--- Begin ---

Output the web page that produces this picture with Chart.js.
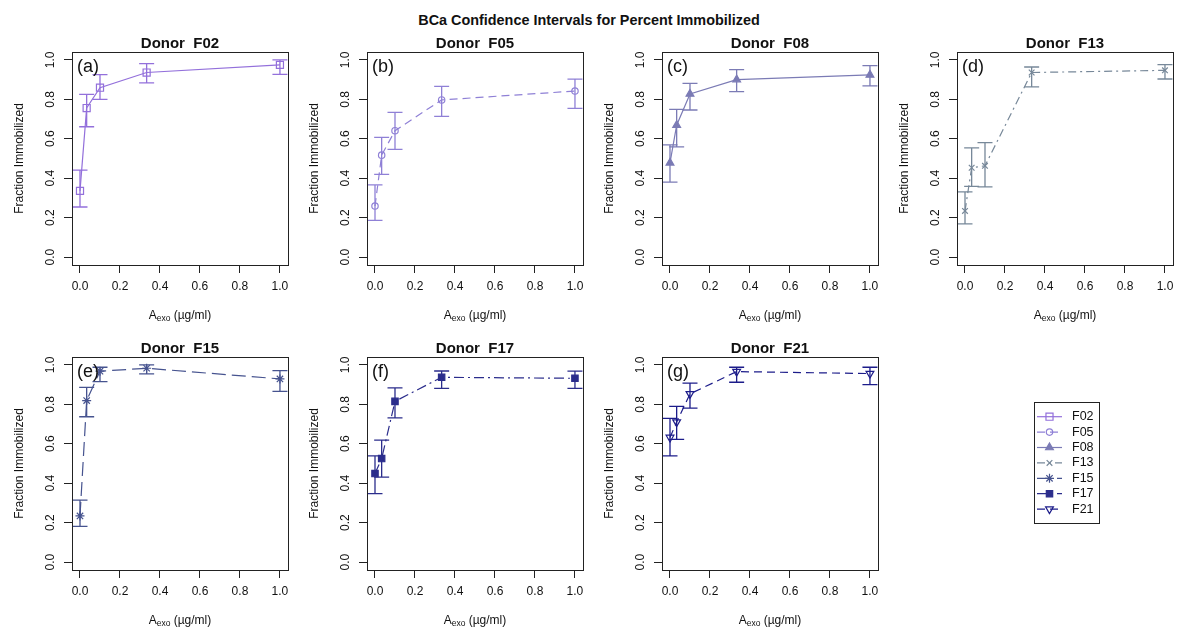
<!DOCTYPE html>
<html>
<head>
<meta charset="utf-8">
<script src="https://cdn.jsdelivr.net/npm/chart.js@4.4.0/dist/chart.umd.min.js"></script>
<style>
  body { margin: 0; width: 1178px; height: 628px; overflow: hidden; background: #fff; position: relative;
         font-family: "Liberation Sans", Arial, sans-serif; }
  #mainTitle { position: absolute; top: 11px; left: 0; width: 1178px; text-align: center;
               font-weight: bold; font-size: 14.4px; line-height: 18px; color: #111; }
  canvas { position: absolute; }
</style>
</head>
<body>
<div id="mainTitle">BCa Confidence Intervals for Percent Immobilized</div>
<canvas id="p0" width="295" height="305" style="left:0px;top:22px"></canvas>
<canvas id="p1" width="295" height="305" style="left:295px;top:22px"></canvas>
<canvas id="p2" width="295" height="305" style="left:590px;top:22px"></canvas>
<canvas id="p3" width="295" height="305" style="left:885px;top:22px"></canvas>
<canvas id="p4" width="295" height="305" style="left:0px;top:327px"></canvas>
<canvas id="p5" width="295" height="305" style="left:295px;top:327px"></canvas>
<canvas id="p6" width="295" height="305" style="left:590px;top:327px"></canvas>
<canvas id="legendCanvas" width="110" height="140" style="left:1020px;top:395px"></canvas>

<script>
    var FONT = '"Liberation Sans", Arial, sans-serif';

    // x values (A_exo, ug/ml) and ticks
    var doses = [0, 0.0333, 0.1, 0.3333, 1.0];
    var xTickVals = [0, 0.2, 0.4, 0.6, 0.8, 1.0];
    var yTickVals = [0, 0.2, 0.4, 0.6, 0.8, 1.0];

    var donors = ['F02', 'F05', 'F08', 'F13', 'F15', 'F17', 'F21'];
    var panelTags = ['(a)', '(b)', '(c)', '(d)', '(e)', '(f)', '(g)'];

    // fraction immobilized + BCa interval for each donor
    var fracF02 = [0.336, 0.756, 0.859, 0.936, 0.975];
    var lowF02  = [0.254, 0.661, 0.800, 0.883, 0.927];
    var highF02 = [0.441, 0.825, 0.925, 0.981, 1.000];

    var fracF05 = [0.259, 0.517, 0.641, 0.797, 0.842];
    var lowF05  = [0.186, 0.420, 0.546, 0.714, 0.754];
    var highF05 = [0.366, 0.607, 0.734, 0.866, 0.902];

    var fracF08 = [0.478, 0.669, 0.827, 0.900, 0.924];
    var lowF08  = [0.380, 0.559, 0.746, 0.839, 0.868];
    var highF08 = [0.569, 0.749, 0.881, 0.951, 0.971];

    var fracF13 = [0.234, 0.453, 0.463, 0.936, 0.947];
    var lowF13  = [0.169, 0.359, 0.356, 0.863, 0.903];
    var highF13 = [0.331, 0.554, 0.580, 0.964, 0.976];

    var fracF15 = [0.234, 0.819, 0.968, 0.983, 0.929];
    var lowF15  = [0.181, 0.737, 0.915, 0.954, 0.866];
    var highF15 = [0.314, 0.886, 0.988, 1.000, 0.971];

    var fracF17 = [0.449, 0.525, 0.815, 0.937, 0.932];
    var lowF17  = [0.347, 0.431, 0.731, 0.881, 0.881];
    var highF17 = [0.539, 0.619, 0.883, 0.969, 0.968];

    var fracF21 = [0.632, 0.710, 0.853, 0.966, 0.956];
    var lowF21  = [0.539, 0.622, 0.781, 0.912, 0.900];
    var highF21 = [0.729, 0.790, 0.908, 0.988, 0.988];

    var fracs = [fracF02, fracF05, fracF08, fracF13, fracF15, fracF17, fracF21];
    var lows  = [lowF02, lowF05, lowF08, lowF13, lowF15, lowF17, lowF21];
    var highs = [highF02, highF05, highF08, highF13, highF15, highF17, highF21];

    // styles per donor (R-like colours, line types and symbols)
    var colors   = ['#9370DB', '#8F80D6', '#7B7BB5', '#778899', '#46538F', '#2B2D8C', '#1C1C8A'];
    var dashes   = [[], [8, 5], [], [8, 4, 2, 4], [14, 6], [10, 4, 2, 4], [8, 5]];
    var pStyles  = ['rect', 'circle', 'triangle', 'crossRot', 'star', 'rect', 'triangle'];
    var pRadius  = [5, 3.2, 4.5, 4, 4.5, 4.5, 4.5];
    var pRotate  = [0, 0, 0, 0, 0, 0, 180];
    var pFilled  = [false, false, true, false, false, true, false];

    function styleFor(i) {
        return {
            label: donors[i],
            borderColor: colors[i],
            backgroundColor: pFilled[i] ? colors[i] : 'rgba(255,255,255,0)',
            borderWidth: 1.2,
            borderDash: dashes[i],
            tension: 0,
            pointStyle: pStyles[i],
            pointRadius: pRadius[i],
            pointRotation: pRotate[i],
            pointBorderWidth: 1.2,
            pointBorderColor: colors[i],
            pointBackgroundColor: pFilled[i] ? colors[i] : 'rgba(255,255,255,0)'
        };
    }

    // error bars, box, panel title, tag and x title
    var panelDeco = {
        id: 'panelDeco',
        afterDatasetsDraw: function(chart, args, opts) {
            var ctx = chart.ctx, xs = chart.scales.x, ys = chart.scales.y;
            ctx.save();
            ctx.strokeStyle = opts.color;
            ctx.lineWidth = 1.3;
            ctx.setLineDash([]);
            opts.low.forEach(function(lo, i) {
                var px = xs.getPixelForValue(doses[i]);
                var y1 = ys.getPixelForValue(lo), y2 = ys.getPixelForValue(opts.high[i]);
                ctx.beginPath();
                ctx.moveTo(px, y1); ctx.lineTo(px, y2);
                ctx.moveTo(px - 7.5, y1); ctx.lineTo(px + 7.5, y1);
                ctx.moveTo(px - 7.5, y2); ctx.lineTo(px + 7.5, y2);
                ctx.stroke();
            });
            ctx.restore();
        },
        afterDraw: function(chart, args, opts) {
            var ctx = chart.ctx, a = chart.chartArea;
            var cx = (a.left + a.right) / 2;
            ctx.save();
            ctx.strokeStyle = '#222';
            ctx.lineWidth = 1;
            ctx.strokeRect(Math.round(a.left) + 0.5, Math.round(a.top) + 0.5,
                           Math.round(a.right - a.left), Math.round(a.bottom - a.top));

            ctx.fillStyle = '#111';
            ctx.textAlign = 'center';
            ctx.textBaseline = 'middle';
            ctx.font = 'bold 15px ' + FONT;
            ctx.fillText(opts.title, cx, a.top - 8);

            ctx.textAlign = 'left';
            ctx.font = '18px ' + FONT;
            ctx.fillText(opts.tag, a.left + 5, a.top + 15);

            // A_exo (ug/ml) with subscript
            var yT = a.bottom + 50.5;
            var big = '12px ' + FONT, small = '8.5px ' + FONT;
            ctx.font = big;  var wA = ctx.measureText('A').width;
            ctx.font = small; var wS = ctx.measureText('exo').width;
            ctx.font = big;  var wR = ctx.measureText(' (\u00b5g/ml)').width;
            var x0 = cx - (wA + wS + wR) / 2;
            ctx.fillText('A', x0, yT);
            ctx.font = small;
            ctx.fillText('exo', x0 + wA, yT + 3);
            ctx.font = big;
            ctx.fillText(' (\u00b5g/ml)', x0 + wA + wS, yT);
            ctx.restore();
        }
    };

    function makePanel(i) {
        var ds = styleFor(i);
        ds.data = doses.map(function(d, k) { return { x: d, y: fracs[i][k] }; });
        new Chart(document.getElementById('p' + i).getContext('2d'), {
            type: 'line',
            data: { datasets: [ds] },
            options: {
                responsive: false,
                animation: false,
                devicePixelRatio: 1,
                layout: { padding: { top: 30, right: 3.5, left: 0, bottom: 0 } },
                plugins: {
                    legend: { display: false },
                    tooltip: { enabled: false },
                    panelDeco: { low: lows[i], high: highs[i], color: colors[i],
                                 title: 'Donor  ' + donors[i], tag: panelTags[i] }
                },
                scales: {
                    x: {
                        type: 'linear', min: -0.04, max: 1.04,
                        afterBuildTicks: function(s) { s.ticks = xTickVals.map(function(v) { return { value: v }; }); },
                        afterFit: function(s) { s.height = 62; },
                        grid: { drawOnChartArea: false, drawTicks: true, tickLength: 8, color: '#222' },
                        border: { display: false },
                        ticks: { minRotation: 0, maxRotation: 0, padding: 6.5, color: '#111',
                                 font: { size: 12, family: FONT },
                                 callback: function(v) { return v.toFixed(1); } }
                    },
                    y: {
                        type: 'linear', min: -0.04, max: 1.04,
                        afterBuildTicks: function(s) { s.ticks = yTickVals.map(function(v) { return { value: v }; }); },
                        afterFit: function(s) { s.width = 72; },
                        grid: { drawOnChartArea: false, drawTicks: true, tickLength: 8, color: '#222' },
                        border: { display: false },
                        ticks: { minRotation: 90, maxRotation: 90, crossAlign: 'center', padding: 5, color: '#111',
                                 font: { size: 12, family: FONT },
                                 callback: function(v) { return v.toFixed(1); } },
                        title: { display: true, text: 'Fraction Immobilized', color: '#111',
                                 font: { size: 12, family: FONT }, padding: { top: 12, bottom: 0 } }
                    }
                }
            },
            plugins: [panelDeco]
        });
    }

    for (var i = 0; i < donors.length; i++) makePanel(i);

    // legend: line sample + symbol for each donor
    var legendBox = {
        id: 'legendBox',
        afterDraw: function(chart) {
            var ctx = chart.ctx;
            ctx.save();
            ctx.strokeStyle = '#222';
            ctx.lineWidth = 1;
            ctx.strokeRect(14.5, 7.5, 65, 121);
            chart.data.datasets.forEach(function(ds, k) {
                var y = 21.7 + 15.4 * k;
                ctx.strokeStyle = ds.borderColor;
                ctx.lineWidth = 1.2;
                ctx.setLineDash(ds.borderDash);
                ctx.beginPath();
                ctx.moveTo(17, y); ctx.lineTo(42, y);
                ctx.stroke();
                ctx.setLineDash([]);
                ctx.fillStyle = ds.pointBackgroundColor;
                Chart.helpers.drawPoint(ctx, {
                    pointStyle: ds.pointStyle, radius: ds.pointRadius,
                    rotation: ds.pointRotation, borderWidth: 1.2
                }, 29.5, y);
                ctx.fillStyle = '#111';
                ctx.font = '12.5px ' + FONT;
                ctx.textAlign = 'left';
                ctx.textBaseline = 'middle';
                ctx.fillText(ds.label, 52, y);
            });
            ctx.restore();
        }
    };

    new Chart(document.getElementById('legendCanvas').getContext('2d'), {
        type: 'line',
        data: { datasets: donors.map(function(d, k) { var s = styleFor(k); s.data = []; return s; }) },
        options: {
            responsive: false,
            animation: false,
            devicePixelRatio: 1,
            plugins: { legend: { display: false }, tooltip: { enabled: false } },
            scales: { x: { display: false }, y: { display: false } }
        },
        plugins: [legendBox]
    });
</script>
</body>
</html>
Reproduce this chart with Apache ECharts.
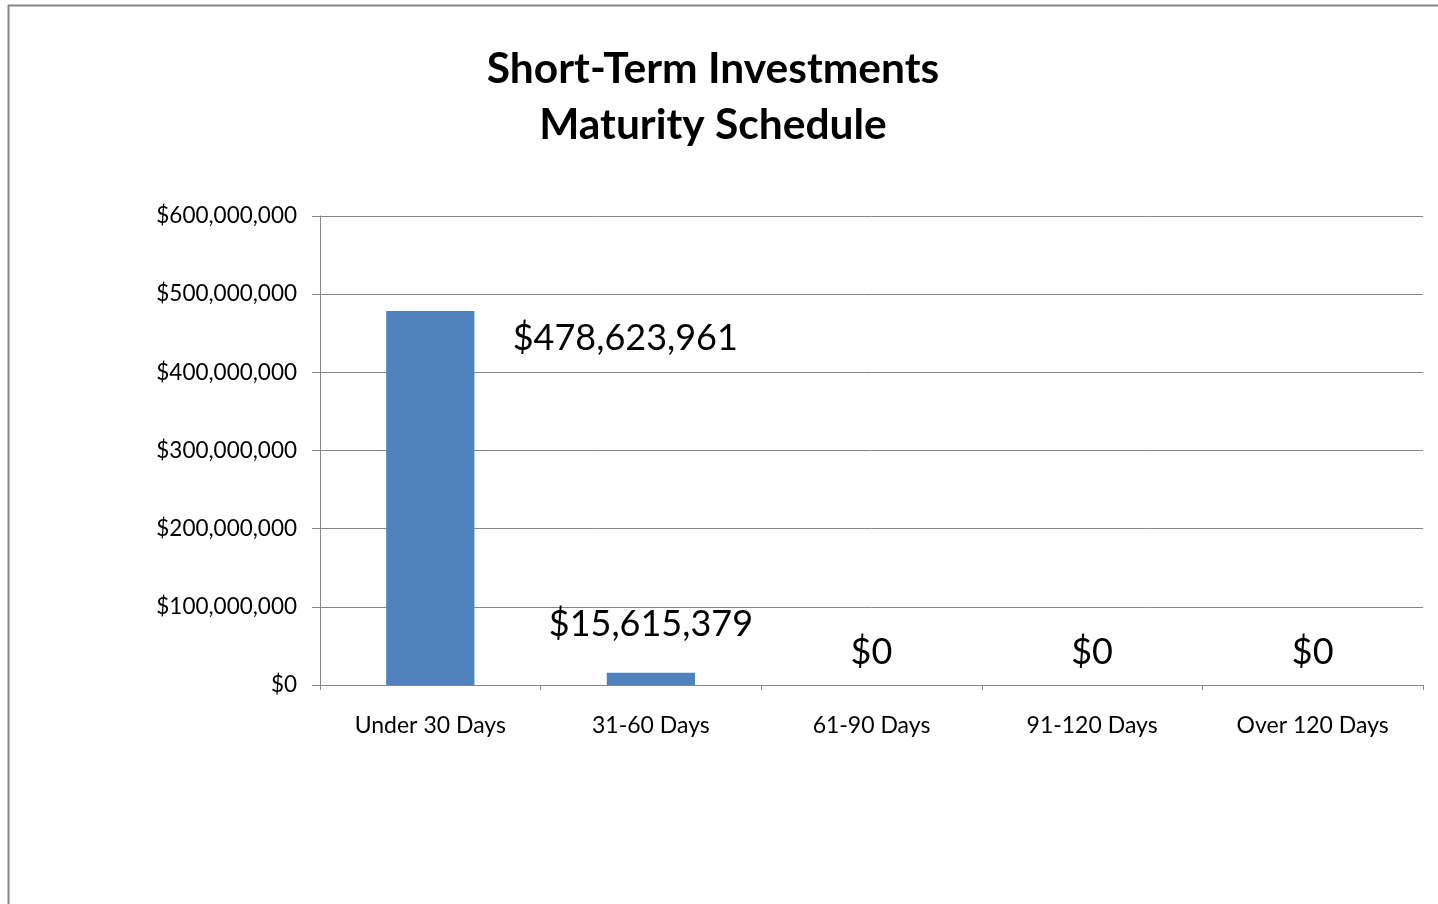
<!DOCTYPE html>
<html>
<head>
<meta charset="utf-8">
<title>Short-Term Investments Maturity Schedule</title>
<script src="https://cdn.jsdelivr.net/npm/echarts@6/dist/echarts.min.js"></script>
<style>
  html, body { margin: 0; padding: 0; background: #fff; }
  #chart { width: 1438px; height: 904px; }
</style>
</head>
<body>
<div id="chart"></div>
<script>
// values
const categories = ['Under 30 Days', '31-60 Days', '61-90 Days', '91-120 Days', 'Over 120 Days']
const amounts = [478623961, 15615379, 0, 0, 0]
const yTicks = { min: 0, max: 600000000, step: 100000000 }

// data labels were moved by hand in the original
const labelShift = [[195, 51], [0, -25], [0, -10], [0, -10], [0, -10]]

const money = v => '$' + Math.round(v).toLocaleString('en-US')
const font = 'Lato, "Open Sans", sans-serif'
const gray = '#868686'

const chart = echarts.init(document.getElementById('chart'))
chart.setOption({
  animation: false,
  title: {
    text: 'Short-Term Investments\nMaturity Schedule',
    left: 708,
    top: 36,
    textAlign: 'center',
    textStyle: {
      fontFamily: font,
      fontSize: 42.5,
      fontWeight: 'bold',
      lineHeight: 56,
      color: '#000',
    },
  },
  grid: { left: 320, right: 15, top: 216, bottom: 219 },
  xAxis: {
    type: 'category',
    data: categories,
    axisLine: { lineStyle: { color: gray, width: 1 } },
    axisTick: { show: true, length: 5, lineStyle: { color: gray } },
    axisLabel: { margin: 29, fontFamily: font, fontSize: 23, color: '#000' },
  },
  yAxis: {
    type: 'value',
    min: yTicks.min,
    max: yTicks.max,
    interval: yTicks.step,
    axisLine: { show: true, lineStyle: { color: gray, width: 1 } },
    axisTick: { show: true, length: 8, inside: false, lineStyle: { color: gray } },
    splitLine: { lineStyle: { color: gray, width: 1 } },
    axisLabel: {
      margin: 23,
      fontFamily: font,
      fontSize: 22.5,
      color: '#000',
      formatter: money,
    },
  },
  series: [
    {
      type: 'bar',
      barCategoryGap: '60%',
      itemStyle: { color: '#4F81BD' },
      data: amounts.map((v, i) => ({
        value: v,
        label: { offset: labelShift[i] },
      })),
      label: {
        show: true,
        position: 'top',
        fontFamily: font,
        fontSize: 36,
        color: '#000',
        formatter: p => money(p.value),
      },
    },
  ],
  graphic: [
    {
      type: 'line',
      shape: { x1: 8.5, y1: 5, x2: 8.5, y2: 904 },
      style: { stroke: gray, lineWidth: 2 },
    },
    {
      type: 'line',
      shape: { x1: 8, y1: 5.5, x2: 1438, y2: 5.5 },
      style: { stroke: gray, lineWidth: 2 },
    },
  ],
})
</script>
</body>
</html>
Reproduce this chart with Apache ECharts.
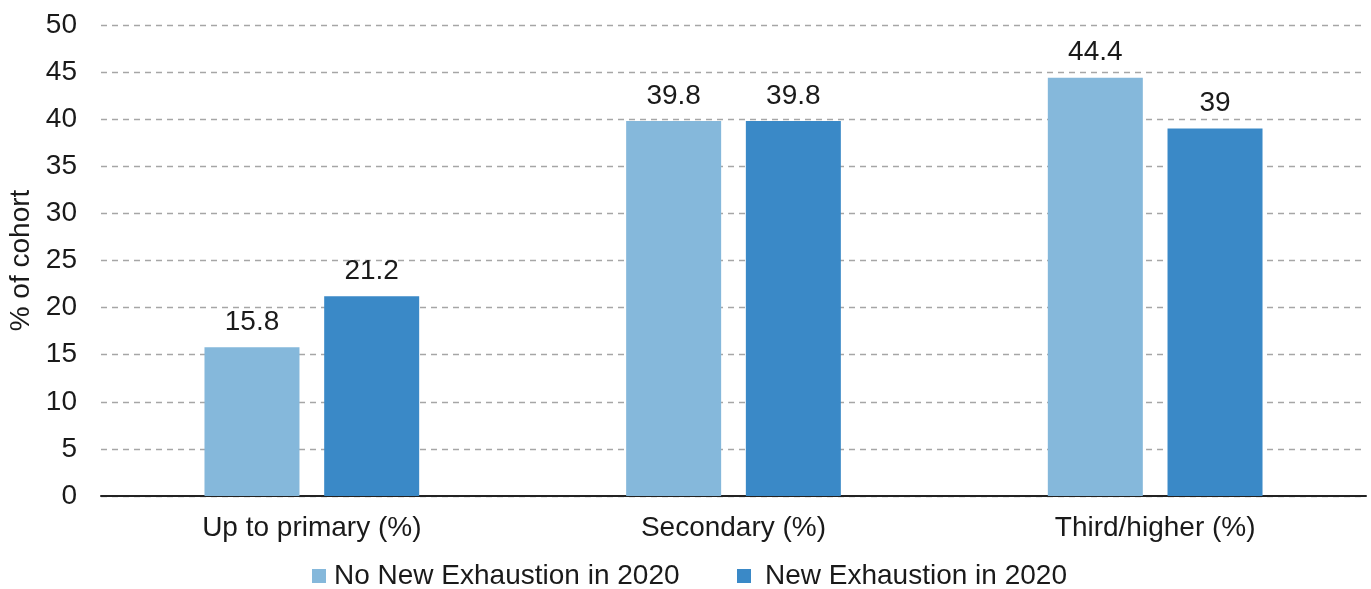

--- End ---

• [Aim of the exercise]:
Repeat the lines above, starting at the first and stopping after the line that holds "var yTickVals = [0, 0.2, 0.4, 0.6, 0.8, 1.0];", with the pictures left out.

• [Solution to the exercise]:
Output the web page that produces this picture with Chart.js.
<!DOCTYPE html>
<html>
<head>
<meta charset="utf-8">
<script src="https://cdn.jsdelivr.net/npm/chart.js@4.4.0/dist/chart.umd.min.js"></script>
<style>
  body { margin: 0; width: 1178px; height: 628px; overflow: hidden; background: #fff; position: relative;
         font-family: "Liberation Sans", Arial, sans-serif; }
  #mainTitle { position: absolute; top: 11px; left: 0; width: 1178px; text-align: center;
               font-weight: bold; font-size: 14.4px; line-height: 18px; color: #111; }
  canvas { position: absolute; }
</style>
</head>
<body>
<div id="mainTitle">BCa Confidence Intervals for Percent Immobilized</div>
<canvas id="p0" width="295" height="305" style="left:0px;top:22px"></canvas>
<canvas id="p1" width="295" height="305" style="left:295px;top:22px"></canvas>
<canvas id="p2" width="295" height="305" style="left:590px;top:22px"></canvas>
<canvas id="p3" width="295" height="305" style="left:885px;top:22px"></canvas>
<canvas id="p4" width="295" height="305" style="left:0px;top:327px"></canvas>
<canvas id="p5" width="295" height="305" style="left:295px;top:327px"></canvas>
<canvas id="p6" width="295" height="305" style="left:590px;top:327px"></canvas>
<canvas id="legendCanvas" width="110" height="140" style="left:1020px;top:395px"></canvas>

<script>
    var FONT = '"Liberation Sans", Arial, sans-serif';

    // x values (A_exo, ug/ml) and ticks
    var doses = [0, 0.0333, 0.1, 0.3333, 1.0];
    var xTickVals = [0, 0.2, 0.4, 0.6, 0.8, 1.0];
    var yTickVals = [0, 0.2, 0.4, 0.6, 0.8, 1.0];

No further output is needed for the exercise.